WHAT IS NEEDED –
Extract the lines up to and including the one that contains "50, 60, 70];", starting with the first line of the entries below, and omit the pictures.

EXERCISE INPUTS –
**********

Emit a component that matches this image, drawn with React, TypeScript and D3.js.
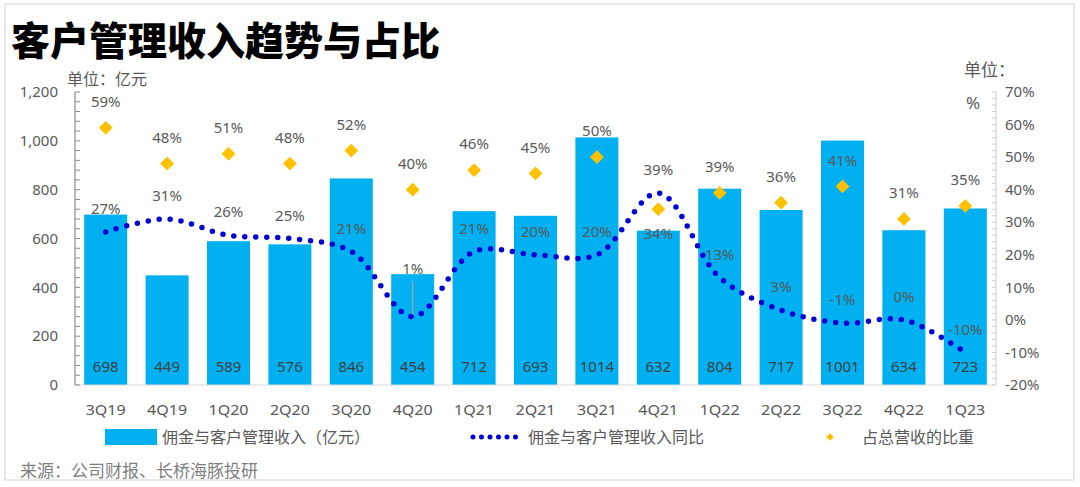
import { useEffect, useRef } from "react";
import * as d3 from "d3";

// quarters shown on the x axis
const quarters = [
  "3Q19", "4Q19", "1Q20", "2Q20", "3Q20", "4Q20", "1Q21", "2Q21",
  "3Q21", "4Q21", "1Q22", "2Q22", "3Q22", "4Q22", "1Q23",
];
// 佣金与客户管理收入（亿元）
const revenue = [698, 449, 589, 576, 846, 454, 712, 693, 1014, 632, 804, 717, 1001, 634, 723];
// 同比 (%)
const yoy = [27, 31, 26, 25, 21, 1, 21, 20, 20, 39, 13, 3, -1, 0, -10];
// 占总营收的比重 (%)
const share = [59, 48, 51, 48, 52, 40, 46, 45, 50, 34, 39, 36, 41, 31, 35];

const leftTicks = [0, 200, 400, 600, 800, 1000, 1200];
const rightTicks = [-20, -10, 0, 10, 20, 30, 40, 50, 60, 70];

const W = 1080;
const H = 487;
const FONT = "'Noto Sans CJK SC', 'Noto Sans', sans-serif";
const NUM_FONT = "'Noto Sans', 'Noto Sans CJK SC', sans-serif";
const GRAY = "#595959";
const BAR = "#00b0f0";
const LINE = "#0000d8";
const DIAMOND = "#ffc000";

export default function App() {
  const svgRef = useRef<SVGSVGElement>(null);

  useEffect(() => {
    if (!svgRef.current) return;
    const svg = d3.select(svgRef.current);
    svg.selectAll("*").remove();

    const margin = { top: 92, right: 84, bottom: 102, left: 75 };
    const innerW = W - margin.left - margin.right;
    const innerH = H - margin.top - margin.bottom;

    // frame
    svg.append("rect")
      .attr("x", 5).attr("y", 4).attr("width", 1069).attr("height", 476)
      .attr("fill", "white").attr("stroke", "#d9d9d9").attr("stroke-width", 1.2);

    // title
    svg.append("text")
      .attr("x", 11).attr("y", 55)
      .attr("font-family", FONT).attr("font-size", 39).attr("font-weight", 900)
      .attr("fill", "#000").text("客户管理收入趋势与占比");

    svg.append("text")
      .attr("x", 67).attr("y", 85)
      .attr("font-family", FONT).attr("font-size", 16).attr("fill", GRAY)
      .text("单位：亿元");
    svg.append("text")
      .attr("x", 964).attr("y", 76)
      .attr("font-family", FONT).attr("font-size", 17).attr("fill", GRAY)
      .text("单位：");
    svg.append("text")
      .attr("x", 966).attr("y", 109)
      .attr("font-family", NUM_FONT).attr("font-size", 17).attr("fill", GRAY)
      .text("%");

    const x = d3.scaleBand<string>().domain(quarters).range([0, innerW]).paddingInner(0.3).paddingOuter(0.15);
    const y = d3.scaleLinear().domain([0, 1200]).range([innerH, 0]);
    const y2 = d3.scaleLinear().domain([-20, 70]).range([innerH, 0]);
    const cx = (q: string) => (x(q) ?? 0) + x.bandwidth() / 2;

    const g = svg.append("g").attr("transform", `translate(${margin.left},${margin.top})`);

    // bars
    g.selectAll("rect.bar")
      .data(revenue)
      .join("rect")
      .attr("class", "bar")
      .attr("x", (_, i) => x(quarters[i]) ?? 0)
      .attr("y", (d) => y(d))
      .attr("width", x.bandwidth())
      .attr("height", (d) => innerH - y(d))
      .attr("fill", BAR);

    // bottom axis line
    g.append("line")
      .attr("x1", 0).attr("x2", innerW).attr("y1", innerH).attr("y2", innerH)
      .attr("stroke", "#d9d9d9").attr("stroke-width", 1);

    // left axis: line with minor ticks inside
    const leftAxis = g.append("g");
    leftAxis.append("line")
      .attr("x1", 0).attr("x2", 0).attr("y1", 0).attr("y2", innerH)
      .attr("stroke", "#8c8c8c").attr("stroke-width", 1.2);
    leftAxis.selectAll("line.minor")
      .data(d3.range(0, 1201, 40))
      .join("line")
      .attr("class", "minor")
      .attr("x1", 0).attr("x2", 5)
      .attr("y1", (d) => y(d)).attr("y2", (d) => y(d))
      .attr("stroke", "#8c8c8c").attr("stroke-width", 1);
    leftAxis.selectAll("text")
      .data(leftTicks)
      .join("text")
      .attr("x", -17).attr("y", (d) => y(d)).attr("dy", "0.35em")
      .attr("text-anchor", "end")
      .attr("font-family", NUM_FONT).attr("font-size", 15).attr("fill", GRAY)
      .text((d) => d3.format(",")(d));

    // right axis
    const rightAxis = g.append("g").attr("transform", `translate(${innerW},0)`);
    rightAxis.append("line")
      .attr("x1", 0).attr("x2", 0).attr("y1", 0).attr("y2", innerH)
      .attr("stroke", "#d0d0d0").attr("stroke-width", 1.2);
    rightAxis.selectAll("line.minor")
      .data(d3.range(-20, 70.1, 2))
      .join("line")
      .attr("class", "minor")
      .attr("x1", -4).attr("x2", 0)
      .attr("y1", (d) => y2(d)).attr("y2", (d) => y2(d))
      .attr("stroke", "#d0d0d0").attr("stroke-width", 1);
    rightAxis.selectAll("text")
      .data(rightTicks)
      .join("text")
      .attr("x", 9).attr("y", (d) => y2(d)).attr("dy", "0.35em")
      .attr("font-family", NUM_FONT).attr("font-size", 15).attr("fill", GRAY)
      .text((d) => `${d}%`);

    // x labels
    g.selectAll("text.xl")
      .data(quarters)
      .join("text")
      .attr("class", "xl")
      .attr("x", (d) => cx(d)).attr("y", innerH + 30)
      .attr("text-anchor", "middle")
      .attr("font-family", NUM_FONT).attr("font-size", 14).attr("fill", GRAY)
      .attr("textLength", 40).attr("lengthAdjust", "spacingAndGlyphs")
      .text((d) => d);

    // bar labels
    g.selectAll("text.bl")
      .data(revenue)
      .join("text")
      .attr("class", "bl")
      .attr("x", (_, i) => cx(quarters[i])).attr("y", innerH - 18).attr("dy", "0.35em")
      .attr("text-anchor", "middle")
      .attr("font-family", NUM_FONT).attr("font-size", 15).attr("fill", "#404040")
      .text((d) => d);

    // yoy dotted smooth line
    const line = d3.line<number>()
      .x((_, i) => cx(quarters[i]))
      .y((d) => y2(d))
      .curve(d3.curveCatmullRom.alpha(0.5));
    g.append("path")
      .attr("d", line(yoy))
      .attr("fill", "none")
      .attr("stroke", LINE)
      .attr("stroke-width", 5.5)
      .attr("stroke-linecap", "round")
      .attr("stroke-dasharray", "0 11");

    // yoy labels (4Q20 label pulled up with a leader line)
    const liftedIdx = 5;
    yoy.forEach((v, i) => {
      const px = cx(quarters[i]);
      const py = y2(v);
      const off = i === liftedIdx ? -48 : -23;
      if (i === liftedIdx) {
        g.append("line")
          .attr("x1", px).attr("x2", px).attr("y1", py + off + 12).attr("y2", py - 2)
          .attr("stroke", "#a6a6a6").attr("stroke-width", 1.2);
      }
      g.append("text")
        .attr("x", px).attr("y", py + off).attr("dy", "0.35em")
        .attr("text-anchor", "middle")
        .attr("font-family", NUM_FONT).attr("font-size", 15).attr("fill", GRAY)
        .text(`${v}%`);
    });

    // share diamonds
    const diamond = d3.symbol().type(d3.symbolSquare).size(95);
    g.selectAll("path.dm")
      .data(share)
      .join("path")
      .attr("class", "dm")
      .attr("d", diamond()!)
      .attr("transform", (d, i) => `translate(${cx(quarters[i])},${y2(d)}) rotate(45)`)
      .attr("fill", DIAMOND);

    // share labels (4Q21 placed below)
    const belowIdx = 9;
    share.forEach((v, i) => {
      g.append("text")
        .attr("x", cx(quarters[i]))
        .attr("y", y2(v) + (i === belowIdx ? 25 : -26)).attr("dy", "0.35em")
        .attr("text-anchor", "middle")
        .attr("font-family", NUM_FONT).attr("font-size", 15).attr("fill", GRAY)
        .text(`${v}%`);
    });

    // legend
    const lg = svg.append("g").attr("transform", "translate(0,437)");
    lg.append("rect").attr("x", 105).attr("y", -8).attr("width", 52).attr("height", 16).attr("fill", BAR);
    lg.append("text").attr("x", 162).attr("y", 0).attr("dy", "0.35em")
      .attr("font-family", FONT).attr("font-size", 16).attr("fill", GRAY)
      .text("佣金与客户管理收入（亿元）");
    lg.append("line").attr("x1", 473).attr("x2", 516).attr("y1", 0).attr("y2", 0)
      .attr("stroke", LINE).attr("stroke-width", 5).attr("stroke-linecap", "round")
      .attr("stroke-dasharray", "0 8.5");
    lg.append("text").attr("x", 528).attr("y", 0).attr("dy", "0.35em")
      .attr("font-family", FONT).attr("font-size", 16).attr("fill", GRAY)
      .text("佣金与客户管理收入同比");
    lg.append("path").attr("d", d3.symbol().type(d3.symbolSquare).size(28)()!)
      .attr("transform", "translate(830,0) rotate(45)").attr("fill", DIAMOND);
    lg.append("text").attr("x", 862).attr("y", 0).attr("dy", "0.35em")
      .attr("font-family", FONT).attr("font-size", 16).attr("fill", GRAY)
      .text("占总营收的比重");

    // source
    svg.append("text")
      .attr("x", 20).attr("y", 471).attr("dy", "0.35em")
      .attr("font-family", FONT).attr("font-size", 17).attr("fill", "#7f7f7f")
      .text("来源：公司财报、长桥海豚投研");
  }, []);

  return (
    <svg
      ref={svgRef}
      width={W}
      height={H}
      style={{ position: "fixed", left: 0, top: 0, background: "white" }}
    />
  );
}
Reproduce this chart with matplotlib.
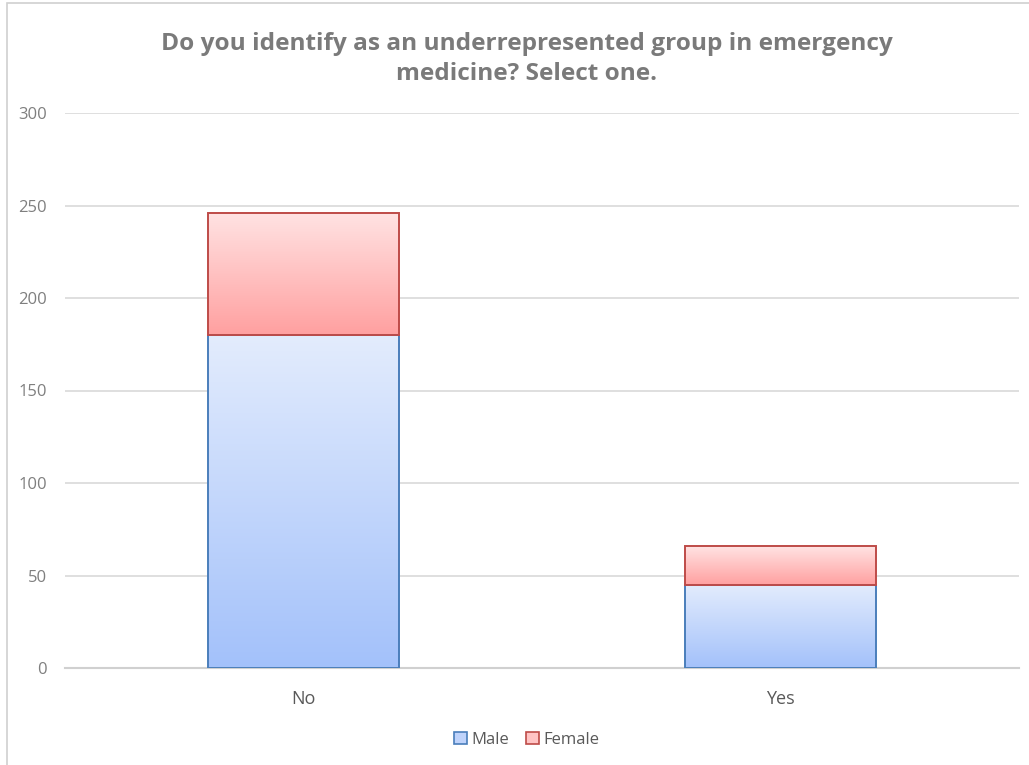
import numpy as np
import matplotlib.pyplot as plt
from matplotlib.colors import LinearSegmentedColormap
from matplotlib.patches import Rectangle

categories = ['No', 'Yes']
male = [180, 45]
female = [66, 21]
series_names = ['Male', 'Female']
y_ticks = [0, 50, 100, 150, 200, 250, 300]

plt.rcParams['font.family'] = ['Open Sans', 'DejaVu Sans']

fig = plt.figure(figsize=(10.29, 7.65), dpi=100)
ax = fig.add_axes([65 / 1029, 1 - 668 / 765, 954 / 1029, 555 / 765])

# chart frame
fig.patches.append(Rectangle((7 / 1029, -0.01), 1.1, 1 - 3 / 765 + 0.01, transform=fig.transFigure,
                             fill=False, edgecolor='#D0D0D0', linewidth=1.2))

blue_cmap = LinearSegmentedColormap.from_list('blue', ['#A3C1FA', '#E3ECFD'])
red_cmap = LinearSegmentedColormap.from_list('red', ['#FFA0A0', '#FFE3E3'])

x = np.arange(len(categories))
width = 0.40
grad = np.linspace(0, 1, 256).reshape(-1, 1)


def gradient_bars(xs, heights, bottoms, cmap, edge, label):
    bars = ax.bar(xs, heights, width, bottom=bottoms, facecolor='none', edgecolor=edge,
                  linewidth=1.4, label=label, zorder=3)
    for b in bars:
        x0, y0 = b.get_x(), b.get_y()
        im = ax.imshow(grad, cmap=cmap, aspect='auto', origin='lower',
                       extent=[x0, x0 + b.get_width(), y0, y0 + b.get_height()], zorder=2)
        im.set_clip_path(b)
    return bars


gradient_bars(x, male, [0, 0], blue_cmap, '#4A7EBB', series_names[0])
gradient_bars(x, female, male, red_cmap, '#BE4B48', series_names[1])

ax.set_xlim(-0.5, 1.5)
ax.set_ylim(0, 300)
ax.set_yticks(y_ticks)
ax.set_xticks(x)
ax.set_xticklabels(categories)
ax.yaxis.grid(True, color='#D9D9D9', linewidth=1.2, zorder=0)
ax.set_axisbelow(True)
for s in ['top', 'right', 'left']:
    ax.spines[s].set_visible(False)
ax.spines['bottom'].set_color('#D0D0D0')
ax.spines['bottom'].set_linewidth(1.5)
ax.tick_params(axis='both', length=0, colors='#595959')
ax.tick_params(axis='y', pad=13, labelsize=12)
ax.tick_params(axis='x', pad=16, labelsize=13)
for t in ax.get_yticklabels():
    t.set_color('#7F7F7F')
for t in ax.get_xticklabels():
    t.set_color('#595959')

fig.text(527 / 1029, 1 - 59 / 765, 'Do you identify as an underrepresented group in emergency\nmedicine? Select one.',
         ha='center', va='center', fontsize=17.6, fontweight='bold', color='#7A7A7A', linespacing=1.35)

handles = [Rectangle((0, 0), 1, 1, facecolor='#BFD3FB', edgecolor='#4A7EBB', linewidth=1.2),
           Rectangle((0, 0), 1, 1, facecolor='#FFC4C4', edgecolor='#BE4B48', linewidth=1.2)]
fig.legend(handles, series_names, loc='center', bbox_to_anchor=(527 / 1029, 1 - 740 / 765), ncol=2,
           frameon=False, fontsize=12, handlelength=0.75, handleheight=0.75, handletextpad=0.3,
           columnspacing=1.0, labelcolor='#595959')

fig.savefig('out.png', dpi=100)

**********

IN RESPONSE –
Emit a component that matches this image, drawn with React, TypeScript and D3.js.
import { useEffect, useRef } from "react";
import * as d3 from "d3";

// quarters shown on the x axis
const quarters = [
  "3Q19", "4Q19", "1Q20", "2Q20", "3Q20", "4Q20", "1Q21", "2Q21",
  "3Q21", "4Q21", "1Q22", "2Q22", "3Q22", "4Q22", "1Q23",
];
// 佣金与客户管理收入（亿元）
const revenue = [698, 449, 589, 576, 846, 454, 712, 693, 1014, 632, 804, 717, 1001, 634, 723];
// 同比 (%)
const yoy = [27, 31, 26, 25, 21, 1, 21, 20, 20, 39, 13, 3, -1, 0, -10];
// 占总营收的比重 (%)
const share = [59, 48, 51, 48, 52, 40, 46, 45, 50, 34, 39, 36, 41, 31, 35];

const leftTicks = [0, 200, 400, 600, 800, 1000, 1200];
const rightTicks = [-20, -10, 0, 10, 20, 30, 40, 50, 60, 70];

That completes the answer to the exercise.